Combat is a fierce instructor, quickly teaching you to make instant judgments on what things are trivial and what is important, the things that can keep you and your brothers alive, or get you killed, and all the rest that doesnt much matter. It makes you grow up fast a year on a combat tour can push your maturity many years ahead, make you realize how fragile life is, how dangerous the world is, how incredibly how EGREGIOUSLY naïve and stupid and self-absorbed the general population of America is since we live under a bubble of protection and plenty.
When a young soldier comes home from his first combat experience, he may go through an adjustment best described by two words: isolated and disconnected. For the entire combat tour he fantasized what his homecoming will be like, and he looked forward to getting back to the world and reuniting with his loved ones and friends. But when he arrived he was changed, and he likely recognized slowly some distance between him and others, even his wife. How can he tell her the things that words cannot convey even if he could find the right words. He may not want to share the dark side of humanity and ruin her innocence anyway.
He may also be reluctant to talk about the dark spots in his experience because the haunting memories are not comfortable to face. Maybe when bad things happened he pushed it down deep in his gut in his secret box and closed the lid tight so he could continue to do his job, and maybe he finds that, for the rest of his life, when he opens the lid to his secret box those memories are as fresh as yesterday, wrapped in the same feelings he had at the time, and he may not like that he cannot control the tears that flow and the sadness that overwhelms. And so when people ask him casually out of juvenile curiosity to tell them about his war experience, maybe he feels they dont deserve to know for their own entertainment anything about his memories, maybe he wouldnt know how to put it into words, maybe he just doesnt want to touch his secret box and lose his composure, and he avoids the answer in any number of ways.
When he reunites with his friends he is likely to find they are still stuck on things he considers trivial and even childish now, like chasing girls, pop music, drinking beer, and doing self-indulgent things that are very remote from responsibility and not, in his revised view, important.
Meanwhile he looks around him as life goes on and nobody cares beyond an occasional mention on TV news that there is a war going on, that people he respects and cares about are still fighting and dying while at home others his age are focused on the next iPhone features and the newest episode of American Idol.
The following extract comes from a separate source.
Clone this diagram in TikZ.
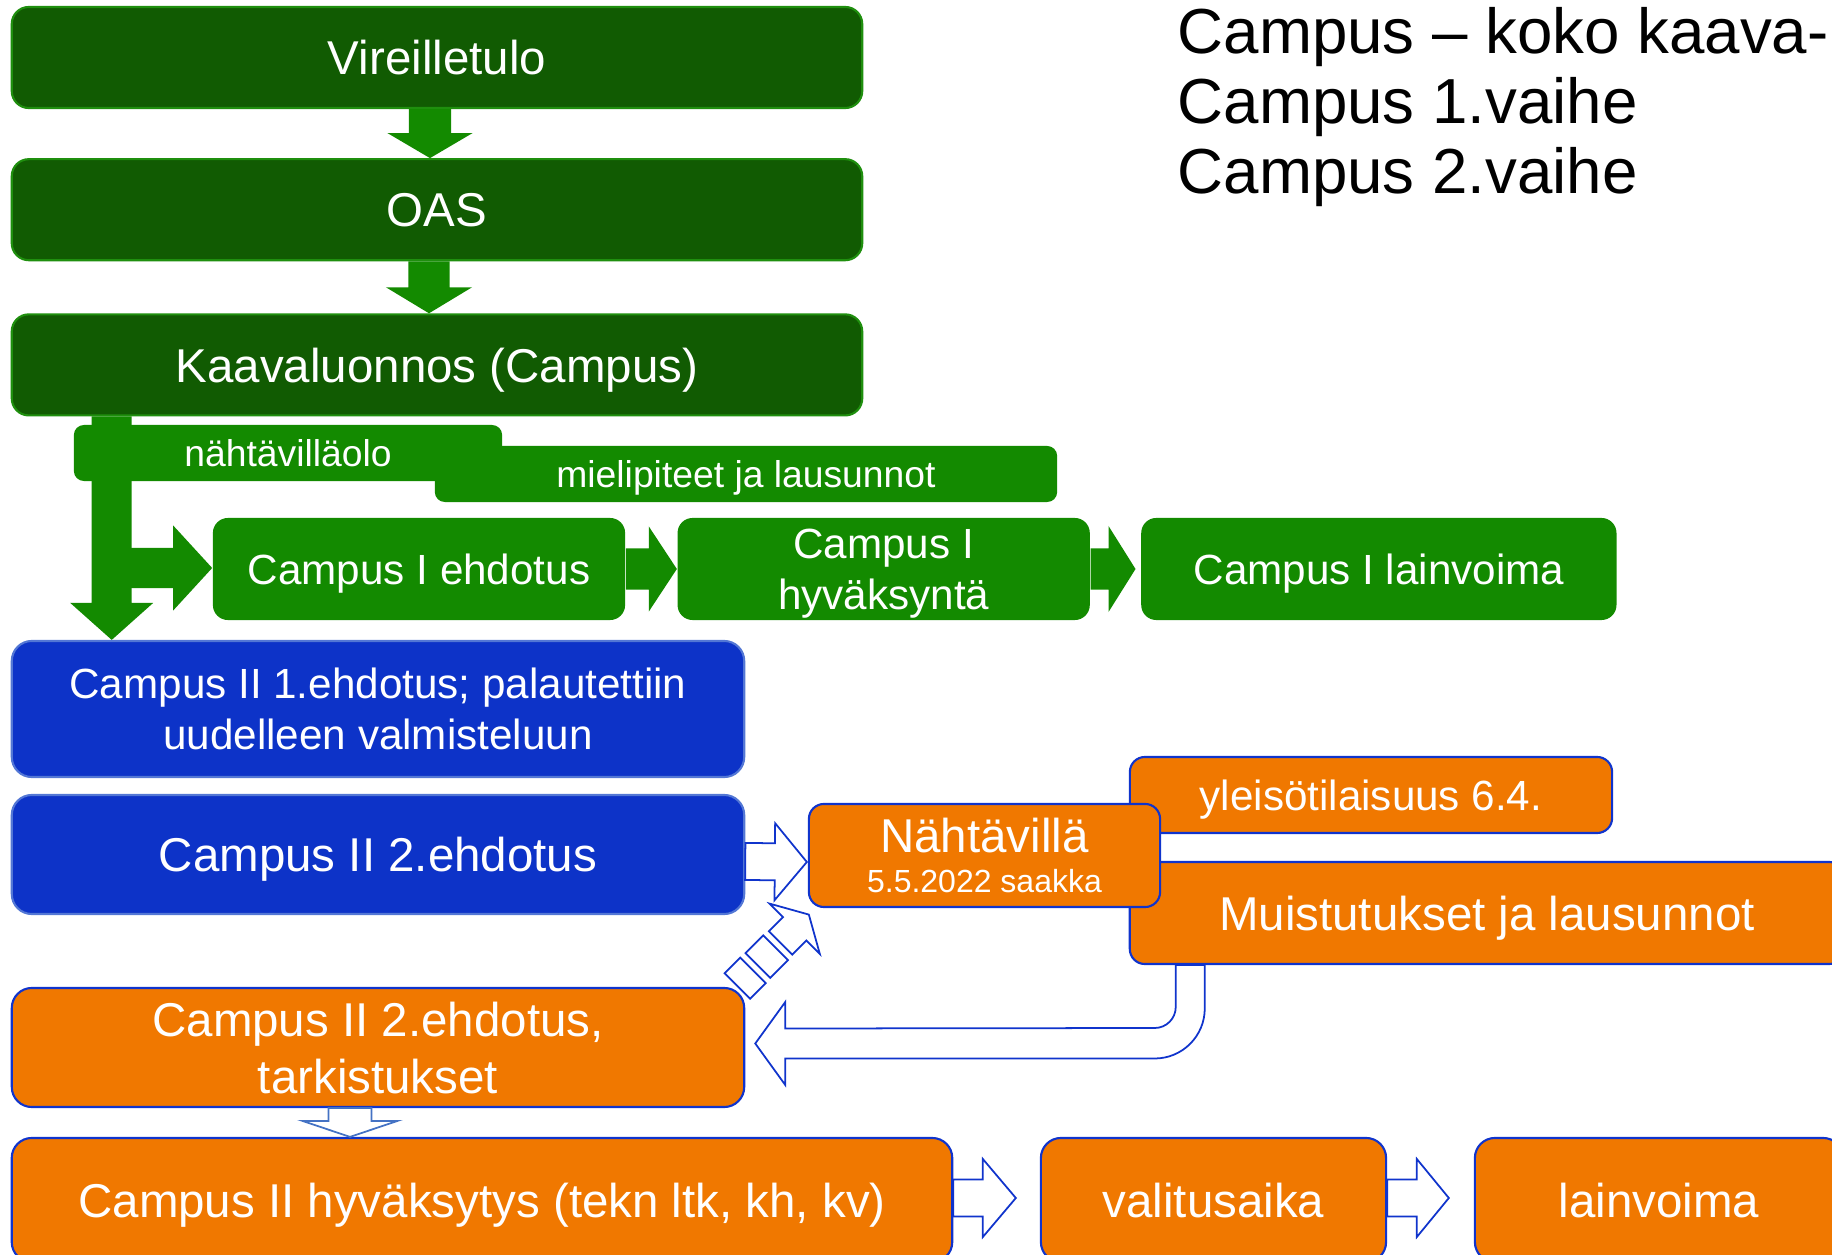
\documentclass[tikz,border=0pt]{standalone}
\usepackage{fontspec}
\setmainfont{Liberation Sans}
\usetikzlibrary{calc, positioning}
\definecolor{darkgreen}{HTML}{115B02}
\definecolor{darkedge}{HTML}{1F8F0E}
\definecolor{midgreen}{HTML}{138A00}
\definecolor{boxblue}{HTML}{0D33C8}
\definecolor{blueedge}{HTML}{5377D5}
\definecolor{boxorange}{HTML}{F07800}
\definecolor{linkblue}{HTML}{1034CC}
\definecolor{paleblue}{HTML}{4472C4}
\tikzset{
  stage/.style={rectangle, rounded corners=0.17cm, draw=darkedge, line width=0.6pt, fill=darkgreen,
                text=white, inner sep=0pt, text depth=0pt, minimum width=8.5cm, minimum height=1.01cm,
                font=\fontsize{13.5}{16.2}\selectfont},
  tagbox/.style={rectangle, rounded corners=0.1cm, fill=midgreen, text=white, inner sep=0pt,
                 text depth=0pt, minimum height=0.56cm, font=\fontsize{10.6}{12.7}\selectfont},
  phaseone/.style={rectangle, rounded corners=0.15cm, fill=midgreen, text=white, align=center,
                   inner sep=0pt, text depth=0pt, minimum height=1.02cm, font=\fontsize{12}{14.5}\selectfont},
  phasetwo/.style={rectangle, rounded corners=0.2cm, draw=blueedge, line width=0.6pt, fill=boxblue,
                   text=white, align=center, inner sep=0pt, text depth=0pt, minimum width=7.32cm},
  review/.style={rectangle, rounded corners=0.2cm, draw=linkblue, line width=0.6pt, fill=boxorange,
                 text=white, align=center, inner sep=0pt, text depth=0pt},
  bigtext/.style={font=\fontsize{13.5}{16.2}\selectfont},
  midtext/.style={font=\fontsize{12}{14.5}\selectfont},
  greenarrow/.style={fill=midgreen},
  hollow/.style={draw=linkblue, fill=white, line width=0.5pt, line join=miter},
}
% fat arrow from #2 to #3: shaft half width #4, head half width #5, head length #6
\newcommand{\blockarrow}[6][]{%
  \path[#1] let \p1=#2, \p2=#3,
      \n1={atan2(\y2-\y1,\x2-\x1)}, \n2={veclen(\x2-\x1,\y2-\y1)} in
    ($(\p1)+(\n1+90:#4)$) -- ($(\p1)+(\n1:\n2-#6)+(\n1+90:#4)$)
    -- ($(\p1)+(\n1:\n2-#6)+(\n1+90:#5)$) -- (\p2)
    -- ($(\p1)+(\n1:\n2-#6)+(\n1-90:#5)$) -- ($(\p1)+(\n1:\n2-#6)+(\n1-90:#4)$)
    -- ($(\p1)+(\n1-90:#4)$) -- cycle;%
}

\begin{document}
\begin{tikzpicture}[x=0.01cm, y=0.01cm]
\useasboundingbox (0,0) rectangle (1832,-1255);
\clip (0,0) rectangle (1832,-1255);

% yhteiset vaiheet
\node[stage] (vir) at (437,-57.5) {Vireilletulo};
\node[stage, below=0.49cm of vir] (oas) {OAS};
\node[stage, below=0.52cm of oas] (kaava) {Kaavaluonnos (Campus)};
\blockarrow[greenarrow]{($(vir.south)+(-7,0)$)}{($(oas.north)+(-7,0)$)}{0.21cm}{0.425cm}{0.25cm}
\blockarrow[greenarrow]{($(oas.south)+(-8,0)$)}{($(kaava.north)+(-8,0)$)}{0.205cm}{0.43cm}{0.26cm}

\node[tagbox, minimum width=4.28cm] (nakyvilla) at (288,-453) {nähtävilläolo};
\node[tagbox, minimum width=6.22cm] (mielip) at (746,-474) {mielipiteet ja lausunnot};

% Campus 1.vaihe
\node[phaseone, minimum width=4.12cm] (c1e) at (419,-569) {Campus I ehdotus};
\node[phaseone, minimum width=4.12cm, right=0.51cm of c1e] (c1h) {Campus I\\hyväksyntä};
\node[phaseone, minimum width=4.75cm, right=0.5cm of c1h] (c1l) {Campus I lainvoima};

% Campus 2.vaihe
\node[phasetwo, minimum height=1.36cm, midtext] (c2a) at (378,-709)
  {Campus II 1.ehdotus; palautettiin\\uudelleen valmisteluun};
\node[phasetwo, minimum height=1.19cm, bigtext] (c2b) at (378,-854.5) {Campus II 2.ehdotus};

\blockarrow[greenarrow]{($(kaava.south west)+(101,0)$)}{($(c2a.north west)+(101,0)$)}{0.2cm}{0.415cm}{0.37cm}
\blockarrow[greenarrow]{($(c1e.west)+(-104,1)$)}{($(c1e.west)+(0,1)$)}{0.2cm}{0.425cm}{0.39cm}
\blockarrow[greenarrow]{(c1e.east)}{(c1h.west)}{0.205cm}{0.425cm}{0.28cm}
\blockarrow[greenarrow]{(c1h.east)}{($(c1l.west)+(-5,0)$)}{0.205cm}{0.43cm}{0.27cm}

\node[review, minimum width=7.32cm, minimum height=1.19cm, bigtext] (c2t) at (378,-1047.5)
  {Campus II 2.ehdotus,\\tarkistukset};
\node[review, minimum width=4.82cm, minimum height=0.76cm, midtext, rounded corners=0.15cm] (yleis)
  at (1371,-795) {yleisötilaisuus 6.4.};
\node[review, minimum width=7.14cm, minimum height=1.02cm, bigtext, rounded corners=0.15cm] (muist)
  at (1487,-913) {Muistutukset ja lausunnot};
\node[review, minimum width=3.51cm, minimum height=1.03cm, rounded corners=0.15cm,
      font=\fontsize{13.5}{11.5}\selectfont] (nahta) at (984.5,-855.5)
  {Nähtävillä\\{\fontsize{9.1}{11.5}\selectfont 5.5.2022 saakka}};

\node[review, minimum width=9.4cm, minimum height=1.24cm, bigtext] (hyv) at (482,-1200)
  {Campus II hyväksytys (tekn ltk, kh, kv)};
\node[review, minimum width=3.45cm, minimum height=1.24cm, bigtext] (valit) at (1213.5,-1200) {valitusaika};
\node[review, minimum width=3.68cm, minimum height=1.24cm, bigtext] (lainv) at (1659,-1200) {lainvoima};

% onttonuolet
\blockarrow[hollow]{($(c2b.east)+(0,-7)$)}{($(nahta.west)+(-1,-6.5)$)}{0.185cm}{0.385cm}{0.32cm}
\coordinate (t1) at ($(c2t.south)+(-28,0)$);
\blockarrow[hollow, draw=paleblue]{(t1)}{(t1 |- hyv.north)}{0.215cm}{0.475cm}{0.16cm}
\blockarrow[hollow]{($(hyv.east)+(0,2)$)}{($(valit.west)+(-24,2)$)}{0.185cm}{0.39cm}{0.33cm}
\blockarrow[hollow]{($(valit.east)+(0,2)$)}{($(lainv.west)+(-25,2)$)}{0.185cm}{0.39cm}{0.32cm}

\coordinate (u1) at ($(muist.south west)+(47,0)$);
\coordinate (ut) at ($(c2t.east)+(10,4)$);
\draw[hollow] (u1) -- ($(u1 |- ut)+(0,36.5)$) arc[start angle=0, end angle=-90, radius=0.21cm]
  -- ($(ut)+(30,15)$) -- ($(ut)+(30,41.5)$) -- (ut) -- ($(ut)+(30,-41.5)$) -- ($(ut)+(30,-15)$)
  -- ($(u1 |- ut)+(-21,-15)$) arc[start angle=-90, end angle=0, radius=0.5cm] -- ($(u1)+(29,0)$) -- cycle;

\begin{scope}[shift={($(nahta.south west)+(1,-6.5)$)}, rotate=45]
  \draw[hollow] (-101,-18) rectangle (-79,18);
  \draw[hollow] (-72,-17.5) rectangle (-47,17.5);
  \draw[hollow] (-40,-16.5) -- (-20,-16.5) -- (-20,-35.5) -- (0,0) -- (-20,35.5) -- (-20,16.5)
    -- (-40,16.5) -- cycle;
\end{scope}

\node[anchor=north west, align=left, inner sep=0pt, font=\fontsize{18.1}{19.9}\selectfont] (title)
  at (1177,-7) {Campus – koko kaava-\\Campus 1.vaihe\\Campus 2.vaihe};
\end{tikzpicture}
\end{document}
It may take him some time to realize that the people he respects now, the people who know him best now, perhaps the only people he can comfortably assume are watching his six, are his fellow soldiers back in the war, the ones who trusted him with their lives under conditions the civilians now around him would never understand, would be unable to function, useless.
Maybe, to his utter confusion and surprise, he finds himself longing to be back with them, to rejoin those who earn his respect and share his newfound values. He might spend too much time wondering what is happening back in the war, whether any of his buddies have been killed and whether he might have been able to keep them alive, and he cannot reveal to anyone, most of all his wife, that however irrational it may be, he longs to be with them again.
And so he feels disconnected and isolated from the world, alone, adrift, surrounded by the inane and stupid. Some even go down the path to suicide.
For those of us who fought in Vietnam, this NORMAL feeling of isolation and disconnect returning combat soldiers have was made worse by the public mood about the war and those of us that fought it, the simmering unwelcome of silence, the tacit accusations that our soldiers did evil things in an immoral war in Vietnam.
The disconnect and isolation can be applied to any wars combat vets. They always carry within them the things they can only fully share with other vets, conveying to each other in a few words things nobody else will ever understand. Many of them keep their secrets tight inside their box and only connect with other vets late in life to discover the brotherhood they should have enjoyed for all those years.
Why do vets tend to gather? Instant camaraderie, shared values, understanding and respect for the secrets we carry with the lid closed tight on the box in our gut, the luxury of relaxation around those we trust completely to watch our six, the association with people who earned our respect and return it, and the proud memories we share of a time when we did things that were difficult and important and honorable.